Un dîner en famille de Caran d'Ache dans le Figaro du 14 février 1898.

La France coupée en deux[modifier | modifier le code]

Les dreyfusards, soutenus surtout par des républicains radicaux, dont certains comme Clemenceau sont aussi désireux de faire oublier le scandale de Panama, puis par des socialistes jaurésiens, heureux de pouvoir vitupérer contre le jésuitisme et le militarisme, soutiennent que Dreyfus est innocent. Ou du moins condamné sans preuves et qu'il faut refaire le jugement au risque de désavouer les autorités militaires et le gouvernement républicain modéré.
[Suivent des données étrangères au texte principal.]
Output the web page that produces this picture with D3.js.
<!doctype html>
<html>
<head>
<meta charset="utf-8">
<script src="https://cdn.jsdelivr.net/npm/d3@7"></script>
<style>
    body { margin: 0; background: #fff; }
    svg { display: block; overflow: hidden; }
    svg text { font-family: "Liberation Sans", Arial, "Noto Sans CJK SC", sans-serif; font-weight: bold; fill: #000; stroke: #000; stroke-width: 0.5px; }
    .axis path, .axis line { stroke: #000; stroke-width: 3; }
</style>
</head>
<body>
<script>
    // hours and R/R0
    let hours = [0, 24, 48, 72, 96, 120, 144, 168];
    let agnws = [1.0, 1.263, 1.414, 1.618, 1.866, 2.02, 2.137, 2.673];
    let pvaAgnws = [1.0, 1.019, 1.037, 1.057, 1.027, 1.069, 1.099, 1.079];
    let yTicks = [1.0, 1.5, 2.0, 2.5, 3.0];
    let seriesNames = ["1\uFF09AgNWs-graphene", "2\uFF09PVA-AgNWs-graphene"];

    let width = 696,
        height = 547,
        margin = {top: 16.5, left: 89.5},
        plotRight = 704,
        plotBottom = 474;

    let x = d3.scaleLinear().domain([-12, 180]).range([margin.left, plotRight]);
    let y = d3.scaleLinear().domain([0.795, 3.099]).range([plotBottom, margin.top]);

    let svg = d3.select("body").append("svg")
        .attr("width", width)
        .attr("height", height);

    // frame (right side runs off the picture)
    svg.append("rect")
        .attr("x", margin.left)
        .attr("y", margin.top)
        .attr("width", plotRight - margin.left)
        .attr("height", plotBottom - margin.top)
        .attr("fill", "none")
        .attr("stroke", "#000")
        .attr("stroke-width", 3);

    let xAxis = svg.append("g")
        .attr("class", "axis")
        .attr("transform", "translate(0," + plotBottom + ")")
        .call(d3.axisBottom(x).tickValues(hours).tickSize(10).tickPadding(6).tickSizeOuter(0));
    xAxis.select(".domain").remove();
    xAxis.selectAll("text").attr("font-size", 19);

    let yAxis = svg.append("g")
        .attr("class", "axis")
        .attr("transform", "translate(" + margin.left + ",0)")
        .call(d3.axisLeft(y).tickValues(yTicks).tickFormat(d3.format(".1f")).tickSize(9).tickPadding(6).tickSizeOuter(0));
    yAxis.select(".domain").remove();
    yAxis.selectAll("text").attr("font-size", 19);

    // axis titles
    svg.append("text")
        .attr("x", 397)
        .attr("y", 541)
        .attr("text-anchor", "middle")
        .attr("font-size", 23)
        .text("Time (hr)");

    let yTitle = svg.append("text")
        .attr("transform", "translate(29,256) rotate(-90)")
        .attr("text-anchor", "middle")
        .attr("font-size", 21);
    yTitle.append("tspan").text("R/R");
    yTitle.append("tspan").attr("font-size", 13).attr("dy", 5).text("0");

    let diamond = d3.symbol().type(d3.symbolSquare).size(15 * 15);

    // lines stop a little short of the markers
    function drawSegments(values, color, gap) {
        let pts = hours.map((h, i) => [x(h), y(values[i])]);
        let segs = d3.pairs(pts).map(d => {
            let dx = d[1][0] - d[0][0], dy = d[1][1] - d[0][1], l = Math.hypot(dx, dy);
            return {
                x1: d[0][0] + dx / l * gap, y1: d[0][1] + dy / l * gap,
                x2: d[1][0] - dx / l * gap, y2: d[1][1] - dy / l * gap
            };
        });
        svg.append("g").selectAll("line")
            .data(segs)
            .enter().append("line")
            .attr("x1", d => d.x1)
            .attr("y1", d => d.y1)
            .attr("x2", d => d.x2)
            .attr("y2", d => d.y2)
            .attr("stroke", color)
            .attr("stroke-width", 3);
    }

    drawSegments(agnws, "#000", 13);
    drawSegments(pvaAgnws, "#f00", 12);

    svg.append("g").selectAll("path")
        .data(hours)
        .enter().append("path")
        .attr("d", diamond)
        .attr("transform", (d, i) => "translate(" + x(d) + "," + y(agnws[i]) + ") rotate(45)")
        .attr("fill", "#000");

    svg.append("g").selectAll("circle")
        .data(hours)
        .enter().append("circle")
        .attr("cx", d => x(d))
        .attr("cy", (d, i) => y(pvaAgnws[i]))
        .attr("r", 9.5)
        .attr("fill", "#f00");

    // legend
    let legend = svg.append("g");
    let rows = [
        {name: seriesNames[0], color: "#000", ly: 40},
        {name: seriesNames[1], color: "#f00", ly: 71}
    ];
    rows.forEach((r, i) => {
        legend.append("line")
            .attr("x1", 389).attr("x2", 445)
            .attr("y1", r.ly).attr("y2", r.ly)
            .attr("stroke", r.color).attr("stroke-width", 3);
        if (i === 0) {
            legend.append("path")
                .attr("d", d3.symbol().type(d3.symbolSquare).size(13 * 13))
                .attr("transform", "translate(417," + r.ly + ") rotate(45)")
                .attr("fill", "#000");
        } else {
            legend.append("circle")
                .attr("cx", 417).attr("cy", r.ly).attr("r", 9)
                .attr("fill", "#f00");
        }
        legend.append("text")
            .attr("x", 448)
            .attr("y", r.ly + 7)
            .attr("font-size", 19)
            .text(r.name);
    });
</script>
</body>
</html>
Les antidreyfusards, soutenus par la majorité des conservateurs, des modérés (mélinistes) et des nationalistes, pensent soit que Dreyfus est réellement coupable, soit que la raison d'État doit l'emporter et qu'une révision du jugement n'est pas opportune dans les conditions morales et militaires de la France de l'époque.
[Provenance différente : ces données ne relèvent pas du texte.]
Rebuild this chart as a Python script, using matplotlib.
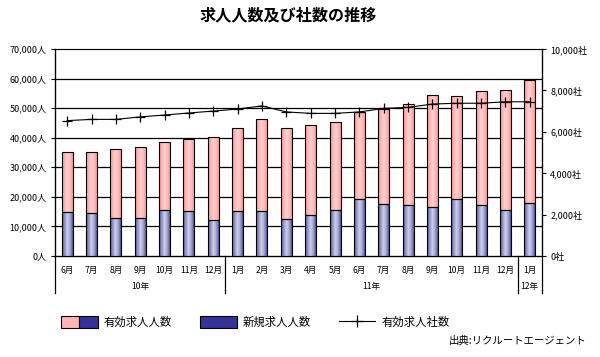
import matplotlib
matplotlib.use("Agg")
import matplotlib.pyplot as plt
import numpy as np
from matplotlib.colors import LinearSegmentedColormap
from matplotlib.patches import Patch
from matplotlib.lines import Line2D
from matplotlib.legend_handler import HandlerTuple
import matplotlib.transforms as mtransforms

plt.rcParams['font.family'] = ['Noto Sans CJK JP', 'DejaVu Sans']

months = ["6月", "7月", "8月", "9月", "10月", "11月", "12月",
          "1月", "2月", "3月", "4月", "5月", "6月", "7月", "8月", "9月", "10月", "11月", "12月",
          "1月"]
years = ["10年", "11年", "12年"]
year_sizes = [7, 12, 1]

total_openings = [35300, 35100, 36100, 36800, 38400, 39500, 40100,
                  43200, 46200, 43200, 44400, 45200, 48700, 49600, 51300, 54300, 54000, 55700, 56000,
                  59400]
new_openings = [14800, 14400, 12800, 12800, 15400, 15100, 12100,
                15100, 15100, 12400, 13800, 15400, 19200, 17600, 17100, 16500, 19200, 17100, 15400,
                17800]
companies = [6540, 6600, 6600, 6720, 6810, 6910, 7000,
             7100, 7250, 6960, 6890, 6890, 6960, 7130, 7180, 7340, 7380, 7380, 7450,
             7450]

left_ticks = list(range(0, 70001, 10000))
right_ticks = list(range(0, 10001, 2000))

fig = plt.figure(figsize=(6.0, 3.57), dpi=100)
ax = fig.add_axes([55/600, 1-256/357, (542-55)/600, (256-49)/357])

x = np.arange(len(months))
w = 0.45

pink_cmap = LinearSegmentedColormap.from_list(
    "pk", ["#ff8e8e", "#ffb2b2", "#ffd2d2", "#ffbcbc", "#ff9898"])
blue_cmap = LinearSegmentedColormap.from_list(
    "bl", ["#56569a", "#9494c6", "#d0d0ec", "#a4a4d2", "#565696"])
grad = np.linspace(0, 1, 64).reshape(1, -1)

upper = [t - n for t, n in zip(total_openings, new_openings)]
bars_new = ax.bar(x, new_openings, width=w, color="none", edgecolor="black", linewidth=0.8, zorder=4)
bars_up = ax.bar(x, upper, bottom=new_openings, width=w, color="none", edgecolor="black", linewidth=0.8, zorder=4)
for bars, cmap in ((bars_new, blue_cmap), (bars_up, pink_cmap)):
    for b in bars:
        x0, y0 = b.get_x(), b.get_y()
        im = ax.imshow(grad, cmap=cmap, aspect="auto",
                       extent=(x0, x0 + b.get_width(), y0, y0 + b.get_height()),
                       zorder=3, interpolation="bilinear")
        im.set_clip_path(b)

ax.set_xlim(-0.5, len(months) - 0.5)
ax.set_ylim(0, 70000)
ax.set_yticks(left_ticks)
ax.set_yticklabels([f"{v:,}人" for v in left_ticks], fontsize=6.5)
ax.tick_params(axis="y", length=3, width=0.8, pad=3, colors="black")
ax.set_xticks([])
for v in left_ticks[1:-1]:
    ax.axhline(v, color="black", linewidth=0.9, zorder=2)
ax.spines["top"].set_color("#808080")
ax.spines["left"].set_linewidth(0.9)
ax.spines["right"].set_linewidth(0.9)
ax.spines["bottom"].set_linewidth(0.9)

ax2 = ax.twinx()
ax2.set_ylim(0, 10000)
ax2.set_yticks(right_ticks)
ax2.set_yticklabels([f"{v:,}社" for v in right_ticks], fontsize=6.5)
ax2.tick_params(axis="y", length=3, width=0.8, pad=3)
ax2.plot(x, companies, color="black", linewidth=0.8, marker="+", markersize=7,
         markeredgewidth=0.9, zorder=5)
ax2.set_xlim(-0.5, len(months) - 0.5)

trans = mtransforms.blended_transform_factory(ax.transData, fig.transFigure)
for i, m in enumerate(months):
    ax.text(i, 1 - 270/357, m, transform=trans, ha="center", va="center", fontsize=6.2)
start = 0
seps = [-0.5]
for yname, n in zip(years, year_sizes):
    ax.text(start + (n - 1) / 2, 1 - 287/357, yname, transform=trans, ha="center",
            va="center", fontsize=6.2)
    start += n
    seps.append(start - 0.5)
for s in seps:
    ax.add_line(Line2D([s, s], [1 - 256/357, 1 - 293/357], transform=trans,
                       color="black", linewidth=0.9, clip_on=False))

fig.text(288/600, 1 - 15/357, "求人人数及び社数の推移", ha="center", va="center",
         fontsize=11.6, fontweight="bold")

h1 = (Patch(facecolor="#ffb4b4", edgecolor="black", linewidth=0.8),
      Patch(facecolor="#333399", edgecolor="black", linewidth=0.8))
h2 = Patch(facecolor="#333399", edgecolor="black", linewidth=0.8)
h3 = Line2D([], [], color="black", linewidth=0.8, marker="+", markersize=9, markeredgewidth=0.9)
fig.legend([h1, h2, h3], ["有効求人人数", "新規求人人数", "有効求人社数"],
           handler_map={tuple: HandlerTuple(ndivide=None, pad=0)},
           loc="center left", bbox_to_anchor=(51/600, 1 - 322/357), ncol=3, frameon=False,
           fontsize=8.2, handlelength=3.2, handleheight=1.3, handletextpad=0.5, columnspacing=2.5)
fig.text(587/600, 1 - 341/357, "出典:リクルートエージェント", ha="right", va="center", fontsize=7.5)

fig.savefig("out.png", dpi=100)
Cependant, si les clivages sont assez nets sur le plan des grandes tendances de l'opinion ou de la presse, gauche « révisionniste » contre droite « anti-révisionniste », le partage est beaucoup moins tranché au niveau des individus. Ainsi, des catholiques (Paul Viollet) ou des conservateurs athées d'extrême droite sont « dreyfusards », car non convaincus de la culpabilité de Dreyfus et une partie importante des radicaux sont « anti-dreyfusards » par jacobinisme ou s'abstiennent prudemment tel Émile Combes ainsi que d'assez nombreux socialistes (essentiellement guesdistes) par désintérêt pour le sort d'un bourgeois militariste ou même par antisémitisme économique. Les anarchistes, tels Sébastien Faure, Séverine ou Mécislas Golberg, qui a priori n'étaient pas attendus sur ce terrain, seront parmi les premiers à se mobiliser et en première ligne.

Opportunisme politique[modifier | modifier le code]

À côté des partisans sincères de la culpabilité ou de l'innocence de Dreyfus apparaissent les dreyfusistes et les anti-dreyfusistes. Pour les uns, c'est un moyen de remettre en cause la politique des modérés d'« apaisement », entre l'Église et la République. Mais aussi de s'attaquer à l'institution militaire jugée réactionnaire (les radicaux) ou même dangereuse par essence (les socialistes). Pour les autres (monarchistes, républicains conservateurs ou cléricaux intransigeants) c'est le moyen de prendre leur revanche sur les modérés, jugés trop proches des milieux juifs, protestants ou maçons et sur leurs nouveaux alliés catholiques « ralliés ».